▸ **WHAT IS NEEDED**: In your copy, include every line of the listing below exactly but none of the pictures.
* begin *
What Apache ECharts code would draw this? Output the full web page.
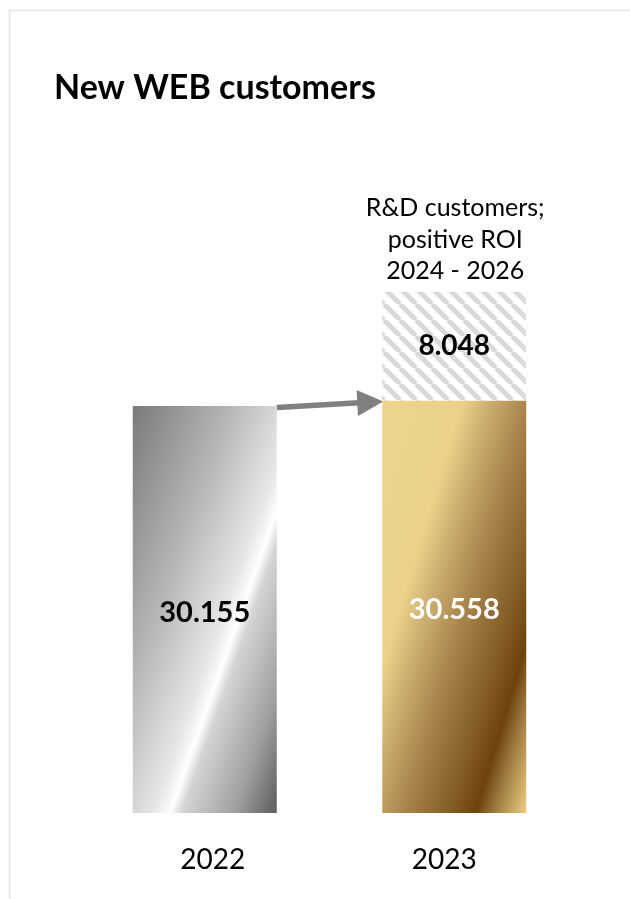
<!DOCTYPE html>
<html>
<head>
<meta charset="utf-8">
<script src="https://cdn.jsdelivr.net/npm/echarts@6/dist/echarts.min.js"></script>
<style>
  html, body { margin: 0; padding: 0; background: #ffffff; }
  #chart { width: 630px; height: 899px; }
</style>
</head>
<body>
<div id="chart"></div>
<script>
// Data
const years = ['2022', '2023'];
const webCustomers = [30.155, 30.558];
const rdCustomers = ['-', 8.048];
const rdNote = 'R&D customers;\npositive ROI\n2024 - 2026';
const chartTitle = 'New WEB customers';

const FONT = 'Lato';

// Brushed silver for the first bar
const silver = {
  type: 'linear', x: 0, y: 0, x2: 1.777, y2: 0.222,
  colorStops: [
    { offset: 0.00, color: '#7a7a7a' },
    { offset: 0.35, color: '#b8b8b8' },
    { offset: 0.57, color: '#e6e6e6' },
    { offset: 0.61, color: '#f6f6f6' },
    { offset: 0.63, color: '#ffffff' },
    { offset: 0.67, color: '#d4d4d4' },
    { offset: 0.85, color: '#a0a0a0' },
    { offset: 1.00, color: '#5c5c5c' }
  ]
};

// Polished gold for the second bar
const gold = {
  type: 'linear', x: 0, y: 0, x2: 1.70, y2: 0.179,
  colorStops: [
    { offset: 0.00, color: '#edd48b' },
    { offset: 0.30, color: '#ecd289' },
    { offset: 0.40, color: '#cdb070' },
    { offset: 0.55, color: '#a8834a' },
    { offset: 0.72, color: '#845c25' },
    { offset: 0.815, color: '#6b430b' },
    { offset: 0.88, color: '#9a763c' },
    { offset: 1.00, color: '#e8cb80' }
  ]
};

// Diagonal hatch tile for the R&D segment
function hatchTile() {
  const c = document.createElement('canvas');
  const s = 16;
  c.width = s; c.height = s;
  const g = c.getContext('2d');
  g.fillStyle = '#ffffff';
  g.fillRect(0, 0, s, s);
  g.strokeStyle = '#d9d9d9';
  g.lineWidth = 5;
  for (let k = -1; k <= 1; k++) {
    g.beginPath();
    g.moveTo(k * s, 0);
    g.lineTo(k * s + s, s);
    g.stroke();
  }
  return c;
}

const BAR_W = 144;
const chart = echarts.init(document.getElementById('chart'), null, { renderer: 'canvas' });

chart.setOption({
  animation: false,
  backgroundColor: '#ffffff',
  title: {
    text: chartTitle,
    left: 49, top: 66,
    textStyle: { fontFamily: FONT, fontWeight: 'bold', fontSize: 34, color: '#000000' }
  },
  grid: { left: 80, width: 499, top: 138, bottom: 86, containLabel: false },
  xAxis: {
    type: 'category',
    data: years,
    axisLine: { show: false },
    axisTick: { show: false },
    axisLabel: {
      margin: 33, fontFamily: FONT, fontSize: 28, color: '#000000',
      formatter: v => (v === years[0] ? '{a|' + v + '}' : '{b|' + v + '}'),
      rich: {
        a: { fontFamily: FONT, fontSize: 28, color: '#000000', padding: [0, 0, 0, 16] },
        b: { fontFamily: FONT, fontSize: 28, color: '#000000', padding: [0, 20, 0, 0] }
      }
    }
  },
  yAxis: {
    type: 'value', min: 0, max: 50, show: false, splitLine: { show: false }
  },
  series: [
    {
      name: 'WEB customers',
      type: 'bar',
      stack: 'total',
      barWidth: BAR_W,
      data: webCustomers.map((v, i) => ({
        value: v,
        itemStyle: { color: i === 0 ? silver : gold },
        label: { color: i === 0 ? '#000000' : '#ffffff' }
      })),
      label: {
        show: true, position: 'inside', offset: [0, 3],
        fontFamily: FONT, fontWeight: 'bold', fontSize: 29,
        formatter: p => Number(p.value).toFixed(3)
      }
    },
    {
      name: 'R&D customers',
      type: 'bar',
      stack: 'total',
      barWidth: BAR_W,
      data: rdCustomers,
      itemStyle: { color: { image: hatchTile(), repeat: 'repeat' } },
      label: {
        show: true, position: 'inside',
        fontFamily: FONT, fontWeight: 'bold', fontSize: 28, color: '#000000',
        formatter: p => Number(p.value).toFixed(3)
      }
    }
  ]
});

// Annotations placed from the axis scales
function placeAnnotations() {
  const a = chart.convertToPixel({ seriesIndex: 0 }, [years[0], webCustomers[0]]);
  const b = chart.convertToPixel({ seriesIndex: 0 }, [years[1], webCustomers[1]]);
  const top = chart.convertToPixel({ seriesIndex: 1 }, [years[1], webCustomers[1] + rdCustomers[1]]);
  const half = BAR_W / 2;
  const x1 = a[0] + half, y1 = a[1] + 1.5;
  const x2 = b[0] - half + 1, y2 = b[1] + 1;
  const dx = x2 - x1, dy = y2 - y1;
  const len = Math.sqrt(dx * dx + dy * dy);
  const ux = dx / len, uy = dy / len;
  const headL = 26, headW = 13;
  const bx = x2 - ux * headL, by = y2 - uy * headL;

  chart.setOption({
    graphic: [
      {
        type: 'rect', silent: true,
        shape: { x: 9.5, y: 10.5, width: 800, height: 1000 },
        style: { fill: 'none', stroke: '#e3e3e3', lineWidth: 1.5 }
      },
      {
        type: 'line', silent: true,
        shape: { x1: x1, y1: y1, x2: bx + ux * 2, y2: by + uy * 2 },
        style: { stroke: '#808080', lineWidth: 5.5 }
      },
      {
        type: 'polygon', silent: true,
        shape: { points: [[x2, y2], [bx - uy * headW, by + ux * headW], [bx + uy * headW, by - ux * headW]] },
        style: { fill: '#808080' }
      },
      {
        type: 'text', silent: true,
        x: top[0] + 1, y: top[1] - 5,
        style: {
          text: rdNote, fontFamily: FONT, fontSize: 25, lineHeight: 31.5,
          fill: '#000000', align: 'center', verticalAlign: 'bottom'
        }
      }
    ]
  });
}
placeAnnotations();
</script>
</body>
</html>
* end *
▸ **SOLUTION BELOW**:
What Apache ECharts code would draw this? Output the full web page.
<!DOCTYPE html>
<html>
<head>
<meta charset="utf-8">
<script src="https://cdn.jsdelivr.net/npm/echarts@6/dist/echarts.min.js"></script>
<style>
  html, body { margin: 0; padding: 0; background: #ffffff; }
  #chart { width: 630px; height: 899px; }
</style>
</head>
<body>
<div id="chart"></div>
<script>
// Data
const years = ['2022', '2023'];
const webCustomers = [30.155, 30.558];
const rdCustomers = ['-', 8.048];
const rdNote = 'R&D customers;\npositive ROI\n2024 - 2026';
const chartTitle = 'New WEB customers';

const FONT = 'Lato';

// Brushed silver for the first bar
const silver = {
  type: 'linear', x: 0, y: 0, x2: 1.777, y2: 0.222,
  colorStops: [
    { offset: 0.00, color: '#7a7a7a' },
    { offset: 0.35, color: '#b8b8b8' },
    { offset: 0.57, color: '#e6e6e6' },
    { offset: 0.61, color: '#f6f6f6' },
    { offset: 0.63, color: '#ffffff' },
    { offset: 0.67, color: '#d4d4d4' },
    { offset: 0.85, color: '#a0a0a0' },
    { offset: 1.00, color: '#5c5c5c' }
  ]
};

// Polished gold for the second bar
const gold = {
  type: 'linear', x: 0, y: 0, x2: 1.70, y2: 0.179,
  colorStops: [
    { offset: 0.00, color: '#edd48b' },
    { offset: 0.30, color: '#ecd289' },
    { offset: 0.40, color: '#cdb070' },
    { offset: 0.55, color: '#a8834a' },
    { offset: 0.72, color: '#845c25' },
    { offset: 0.815, color: '#6b430b' },
    { offset: 0.88, color: '#9a763c' },
    { offset: 1.00, color: '#e8cb80' }
  ]
};

// Diagonal hatch tile for the R&D segment
function hatchTile() {
  const c = document.createElement('canvas');
  const s = 16;
  c.width = s; c.height = s;
  const g = c.getContext('2d');
  g.fillStyle = '#ffffff';
  g.fillRect(0, 0, s, s);
  g.strokeStyle = '#d9d9d9';
  g.lineWidth = 5;
  for (let k = -1; k <= 1; k++) {
    g.beginPath();
    g.moveTo(k * s, 0);
    g.lineTo(k * s + s, s);
    g.stroke();
  }
  return c;
}

const BAR_W = 144;
const chart = echarts.init(document.getElementById('chart'), null, { renderer: 'canvas' });

chart.setOption({
  animation: false,
  backgroundColor: '#ffffff',
  title: {
    text: chartTitle,
    left: 49, top: 66,
    textStyle: { fontFamily: FONT, fontWeight: 'bold', fontSize: 34, color: '#000000' }
  },
  grid: { left: 80, width: 499, top: 138, bottom: 86, containLabel: false },
  xAxis: {
    type: 'category',
    data: years,
    axisLine: { show: false },
    axisTick: { show: false },
    axisLabel: {
      margin: 33, fontFamily: FONT, fontSize: 28, color: '#000000',
      formatter: v => (v === years[0] ? '{a|' + v + '}' : '{b|' + v + '}'),
      rich: {
        a: { fontFamily: FONT, fontSize: 28, color: '#000000', padding: [0, 0, 0, 16] },
        b: { fontFamily: FONT, fontSize: 28, color: '#000000', padding: [0, 20, 0, 0] }
      }
    }
  },
  yAxis: {
    type: 'value', min: 0, max: 50, show: false, splitLine: { show: false }
  },
  series: [
    {
      name: 'WEB customers',
      type: 'bar',
      stack: 'total',
      barWidth: BAR_W,
      data: webCustomers.map((v, i) => ({
        value: v,
        itemStyle: { color: i === 0 ? silver : gold },
        label: { color: i === 0 ? '#000000' : '#ffffff' }
      })),
      label: {
        show: true, position: 'inside', offset: [0, 3],
        fontFamily: FONT, fontWeight: 'bold', fontSize: 29,
        formatter: p => Number(p.value).toFixed(3)
      }
    },
    {
      name: 'R&D customers',
      type: 'bar',
      stack: 'total',
      barWidth: BAR_W,
      data: rdCustomers,
      itemStyle: { color: { image: hatchTile(), repeat: 'repeat' } },
      label: {
        show: true, position: 'inside',
        fontFamily: FONT, fontWeight: 'bold', fontSize: 28, color: '#000000',
        formatter: p => Number(p.value).toFixed(3)
      }
    }
  ]
});

// Annotations placed from the axis scales
function placeAnnotations() {
  const a = chart.convertToPixel({ seriesIndex: 0 }, [years[0], webCustomers[0]]);
  const b = chart.convertToPixel({ seriesIndex: 0 }, [years[1], webCustomers[1]]);
  const top = chart.convertToPixel({ seriesIndex: 1 }, [years[1], webCustomers[1] + rdCustomers[1]]);
  const half = BAR_W / 2;
  const x1 = a[0] + half, y1 = a[1] + 1.5;
  const x2 = b[0] - half + 1, y2 = b[1] + 1;
  const dx = x2 - x1, dy = y2 - y1;
  const len = Math.sqrt(dx * dx + dy * dy);
  const ux = dx / len, uy = dy / len;
  const headL = 26, headW = 13;
  const bx = x2 - ux * headL, by = y2 - uy * headL;

  chart.setOption({
    graphic: [
      {
        type: 'rect', silent: true,
        shape: { x: 9.5, y: 10.5, width: 800, height: 1000 },
        style: { fill: 'none', stroke: '#e3e3e3', lineWidth: 1.5 }
      },
      {
        type: 'line', silent: true,
        shape: { x1: x1, y1: y1, x2: bx + ux * 2, y2: by + uy * 2 },
        style: { stroke: '#808080', lineWidth: 5.5 }
      },
      {
        type: 'polygon', silent: true,
        shape: { points: [[x2, y2], [bx - uy * headW, by + ux * headW], [bx + uy * headW, by - ux * headW]] },
        style: { fill: '#808080' }
      },
      {
        type: 'text', silent: true,
        x: top[0] + 1, y: top[1] - 5,
        style: {
          text: rdNote, fontFamily: FONT, fontSize: 25, lineHeight: 31.5,
          fill: '#000000', align: 'center', verticalAlign: 'bottom'
        }
      }
    ]
  });
}
placeAnnotations();
</script>
</body>
</html>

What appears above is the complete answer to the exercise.